Once the pharmacy receives that number, they then input it to their part of the software, which then determines/verifies the patient's name, the drug they need, the quantity (possibly other info too). Each pharmacy software can be linked to other pharmacies to prevent doctor shopping, or be linked to a central database (ie "prescription monitoring program", but thus far I doubt this works well because it's allegedly already in place). The pharmacists then gives the patient what they need. This number is based on various algorhythms and will not be easy to forge, and that same math protects a lot of other sensitive info in the real world.
To recap, patient goes to doctor, doctor gives patient non human readable number, patient brings it to pharmacy, pharmacy gives patient medicine (if number checks out).
In this system, no stolen rx pads, no multi county doctor shoppers, no callign in bogus scripts, nothing. Even if the doctor's PC were compromised there are logging systems which would alert anytime a script is filled based on their software. This is the same concept used to prevent software piracy, verify login credentials, and much more. No system is 100% secure, but this one would have much higher success rates than the current, it doesn't cost a lot to implement.

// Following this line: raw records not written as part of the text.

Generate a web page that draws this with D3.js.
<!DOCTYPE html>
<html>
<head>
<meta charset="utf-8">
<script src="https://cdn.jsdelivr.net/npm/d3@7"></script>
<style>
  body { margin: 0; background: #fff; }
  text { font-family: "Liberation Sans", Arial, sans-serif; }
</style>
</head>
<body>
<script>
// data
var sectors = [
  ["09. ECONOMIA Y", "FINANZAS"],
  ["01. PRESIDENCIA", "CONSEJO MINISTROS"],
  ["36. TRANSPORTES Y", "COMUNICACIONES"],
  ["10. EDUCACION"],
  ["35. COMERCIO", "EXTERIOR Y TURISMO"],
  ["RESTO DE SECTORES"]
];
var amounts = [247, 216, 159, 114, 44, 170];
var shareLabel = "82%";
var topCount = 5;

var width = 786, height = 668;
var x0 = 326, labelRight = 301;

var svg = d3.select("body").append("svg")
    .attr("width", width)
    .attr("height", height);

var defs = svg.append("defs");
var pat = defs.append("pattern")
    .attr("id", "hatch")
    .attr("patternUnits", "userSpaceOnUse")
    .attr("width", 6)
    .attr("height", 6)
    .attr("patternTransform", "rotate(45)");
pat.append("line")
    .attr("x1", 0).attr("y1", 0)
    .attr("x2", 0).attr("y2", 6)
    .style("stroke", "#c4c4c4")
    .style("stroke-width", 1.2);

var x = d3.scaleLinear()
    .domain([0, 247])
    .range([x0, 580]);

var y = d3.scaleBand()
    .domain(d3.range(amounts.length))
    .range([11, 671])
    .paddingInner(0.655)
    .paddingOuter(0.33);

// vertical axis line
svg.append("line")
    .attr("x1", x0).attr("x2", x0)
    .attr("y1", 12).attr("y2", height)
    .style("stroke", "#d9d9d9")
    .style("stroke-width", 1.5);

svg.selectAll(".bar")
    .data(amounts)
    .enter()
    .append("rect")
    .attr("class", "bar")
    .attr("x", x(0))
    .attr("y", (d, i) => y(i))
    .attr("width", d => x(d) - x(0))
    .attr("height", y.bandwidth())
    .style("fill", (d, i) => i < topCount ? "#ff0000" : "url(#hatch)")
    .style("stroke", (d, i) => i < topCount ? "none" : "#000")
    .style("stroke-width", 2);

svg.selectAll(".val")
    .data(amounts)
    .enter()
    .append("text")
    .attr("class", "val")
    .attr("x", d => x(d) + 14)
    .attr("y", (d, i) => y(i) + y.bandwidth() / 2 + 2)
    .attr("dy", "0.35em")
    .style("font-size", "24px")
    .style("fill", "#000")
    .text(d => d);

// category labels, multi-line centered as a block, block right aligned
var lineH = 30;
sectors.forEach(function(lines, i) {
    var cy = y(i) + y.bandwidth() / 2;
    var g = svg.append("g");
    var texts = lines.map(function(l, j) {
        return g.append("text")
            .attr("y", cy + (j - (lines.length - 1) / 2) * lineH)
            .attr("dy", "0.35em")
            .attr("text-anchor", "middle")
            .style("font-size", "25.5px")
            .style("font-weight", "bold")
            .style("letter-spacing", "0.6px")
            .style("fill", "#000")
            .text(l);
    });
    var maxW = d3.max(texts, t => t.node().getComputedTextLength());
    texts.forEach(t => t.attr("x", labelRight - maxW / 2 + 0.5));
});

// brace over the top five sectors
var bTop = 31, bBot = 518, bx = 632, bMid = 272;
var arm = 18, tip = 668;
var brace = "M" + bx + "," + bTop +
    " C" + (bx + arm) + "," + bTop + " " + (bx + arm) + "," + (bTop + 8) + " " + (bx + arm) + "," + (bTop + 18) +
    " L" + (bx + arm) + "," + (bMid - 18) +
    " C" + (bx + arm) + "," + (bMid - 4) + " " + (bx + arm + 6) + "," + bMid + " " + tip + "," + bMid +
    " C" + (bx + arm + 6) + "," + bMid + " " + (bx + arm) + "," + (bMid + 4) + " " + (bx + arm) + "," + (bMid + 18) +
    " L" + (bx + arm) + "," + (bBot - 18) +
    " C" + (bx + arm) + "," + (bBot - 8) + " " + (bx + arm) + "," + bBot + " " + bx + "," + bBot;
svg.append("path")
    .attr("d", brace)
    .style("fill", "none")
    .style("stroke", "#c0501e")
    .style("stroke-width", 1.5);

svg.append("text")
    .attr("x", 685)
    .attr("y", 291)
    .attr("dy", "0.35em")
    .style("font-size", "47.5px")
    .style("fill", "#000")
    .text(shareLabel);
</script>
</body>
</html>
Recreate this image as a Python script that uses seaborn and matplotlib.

The software is finished, it's written in C++ (that means it's not a slow, insecure webapp like most software) and works well. Profit would be nice, but my sheer hate for pain pills is why I did it. You factor in that with dealing with countless know it all doctors and pharmacists, and I'm not sure if it'd be worth it. Your answer, bidingmytime, shows that this is not centrally controlled by anyone and making all those groups come together and agree on something, well, you'd have to be a patient person to do that : ) I'll probably just make it open source and put it out there hoping someone gets use from it.